[START OF Dataset excerpt]
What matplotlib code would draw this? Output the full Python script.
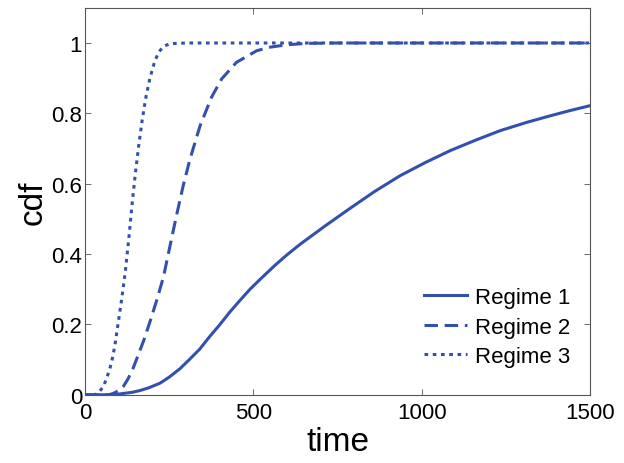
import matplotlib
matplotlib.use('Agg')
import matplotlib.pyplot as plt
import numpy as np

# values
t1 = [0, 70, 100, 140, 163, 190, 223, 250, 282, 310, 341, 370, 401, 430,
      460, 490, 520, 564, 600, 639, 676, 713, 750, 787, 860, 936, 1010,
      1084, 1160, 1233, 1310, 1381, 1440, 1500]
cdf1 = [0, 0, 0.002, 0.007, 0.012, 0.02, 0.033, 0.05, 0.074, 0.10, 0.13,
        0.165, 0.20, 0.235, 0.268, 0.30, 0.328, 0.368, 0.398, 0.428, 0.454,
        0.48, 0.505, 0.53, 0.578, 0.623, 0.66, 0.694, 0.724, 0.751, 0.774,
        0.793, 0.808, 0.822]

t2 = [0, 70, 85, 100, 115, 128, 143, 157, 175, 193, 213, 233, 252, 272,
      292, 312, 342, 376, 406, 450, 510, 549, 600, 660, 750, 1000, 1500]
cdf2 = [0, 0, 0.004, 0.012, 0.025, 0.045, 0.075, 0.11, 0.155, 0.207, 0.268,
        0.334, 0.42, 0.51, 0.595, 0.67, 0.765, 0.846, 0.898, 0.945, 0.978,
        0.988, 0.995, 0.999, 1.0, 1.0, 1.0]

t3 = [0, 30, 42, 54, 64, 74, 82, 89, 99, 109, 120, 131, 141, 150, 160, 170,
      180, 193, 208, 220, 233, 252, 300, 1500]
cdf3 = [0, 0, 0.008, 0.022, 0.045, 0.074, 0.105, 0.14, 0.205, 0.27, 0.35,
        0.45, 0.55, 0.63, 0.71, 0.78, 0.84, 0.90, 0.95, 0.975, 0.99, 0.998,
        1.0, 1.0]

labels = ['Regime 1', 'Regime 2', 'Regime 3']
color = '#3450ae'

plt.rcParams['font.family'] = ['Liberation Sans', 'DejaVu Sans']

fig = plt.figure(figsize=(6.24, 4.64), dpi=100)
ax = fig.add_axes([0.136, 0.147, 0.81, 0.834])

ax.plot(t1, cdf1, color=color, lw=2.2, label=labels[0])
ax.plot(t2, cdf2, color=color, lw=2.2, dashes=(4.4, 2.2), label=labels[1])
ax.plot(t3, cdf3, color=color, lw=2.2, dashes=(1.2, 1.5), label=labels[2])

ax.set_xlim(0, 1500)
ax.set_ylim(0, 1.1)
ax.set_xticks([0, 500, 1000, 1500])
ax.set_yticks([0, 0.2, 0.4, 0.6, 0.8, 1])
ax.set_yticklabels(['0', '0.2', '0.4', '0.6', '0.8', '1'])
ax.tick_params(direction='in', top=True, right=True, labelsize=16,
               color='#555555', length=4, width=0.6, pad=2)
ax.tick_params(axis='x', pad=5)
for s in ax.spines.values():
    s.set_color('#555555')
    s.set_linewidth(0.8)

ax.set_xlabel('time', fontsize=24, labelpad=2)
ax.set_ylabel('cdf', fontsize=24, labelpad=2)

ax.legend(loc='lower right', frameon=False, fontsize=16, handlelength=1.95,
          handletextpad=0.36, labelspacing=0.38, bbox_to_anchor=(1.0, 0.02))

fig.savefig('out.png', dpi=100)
[END OF Dataset excerpt]
◆ **Given instruction**:
Ignore the images and quote every line of the listing exactly.

◆ **Task answer**:
What matplotlib code would draw this? Output the full Python script.
import matplotlib
matplotlib.use('Agg')
import matplotlib.pyplot as plt
import numpy as np

# values
t1 = [0, 70, 100, 140, 163, 190, 223, 250, 282, 310, 341, 370, 401, 430,
      460, 490, 520, 564, 600, 639, 676, 713, 750, 787, 860, 936, 1010,
      1084, 1160, 1233, 1310, 1381, 1440, 1500]
cdf1 = [0, 0, 0.002, 0.007, 0.012, 0.02, 0.033, 0.05, 0.074, 0.10, 0.13,
        0.165, 0.20, 0.235, 0.268, 0.30, 0.328, 0.368, 0.398, 0.428, 0.454,
        0.48, 0.505, 0.53, 0.578, 0.623, 0.66, 0.694, 0.724, 0.751, 0.774,
        0.793, 0.808, 0.822]

t2 = [0, 70, 85, 100, 115, 128, 143, 157, 175, 193, 213, 233, 252, 272,
      292, 312, 342, 376, 406, 450, 510, 549, 600, 660, 750, 1000, 1500]
cdf2 = [0, 0, 0.004, 0.012, 0.025, 0.045, 0.075, 0.11, 0.155, 0.207, 0.268,
        0.334, 0.42, 0.51, 0.595, 0.67, 0.765, 0.846, 0.898, 0.945, 0.978,
        0.988, 0.995, 0.999, 1.0, 1.0, 1.0]

t3 = [0, 30, 42, 54, 64, 74, 82, 89, 99, 109, 120, 131, 141, 150, 160, 170,
      180, 193, 208, 220, 233, 252, 300, 1500]
cdf3 = [0, 0, 0.008, 0.022, 0.045, 0.074, 0.105, 0.14, 0.205, 0.27, 0.35,
        0.45, 0.55, 0.63, 0.71, 0.78, 0.84, 0.90, 0.95, 0.975, 0.99, 0.998,
        1.0, 1.0]

labels = ['Regime 1', 'Regime 2', 'Regime 3']
color = '#3450ae'

plt.rcParams['font.family'] = ['Liberation Sans', 'DejaVu Sans']

fig = plt.figure(figsize=(6.24, 4.64), dpi=100)
ax = fig.add_axes([0.136, 0.147, 0.81, 0.834])

ax.plot(t1, cdf1, color=color, lw=2.2, label=labels[0])
ax.plot(t2, cdf2, color=color, lw=2.2, dashes=(4.4, 2.2), label=labels[1])
ax.plot(t3, cdf3, color=color, lw=2.2, dashes=(1.2, 1.5), label=labels[2])

ax.set_xlim(0, 1500)
ax.set_ylim(0, 1.1)
ax.set_xticks([0, 500, 1000, 1500])
ax.set_yticks([0, 0.2, 0.4, 0.6, 0.8, 1])
ax.set_yticklabels(['0', '0.2', '0.4', '0.6', '0.8', '1'])
ax.tick_params(direction='in', top=True, right=True, labelsize=16,
               color='#555555', length=4, width=0.6, pad=2)
ax.tick_params(axis='x', pad=5)
for s in ax.spines.values():
    s.set_color('#555555')
    s.set_linewidth(0.8)

ax.set_xlabel('time', fontsize=24, labelpad=2)
ax.set_ylabel('cdf', fontsize=24, labelpad=2)

ax.legend(loc='lower right', frameon=False, fontsize=16, handlelength=1.95,
          handletextpad=0.36, labelspacing=0.38, bbox_to_anchor=(1.0, 0.02))

fig.savefig('out.png', dpi=100)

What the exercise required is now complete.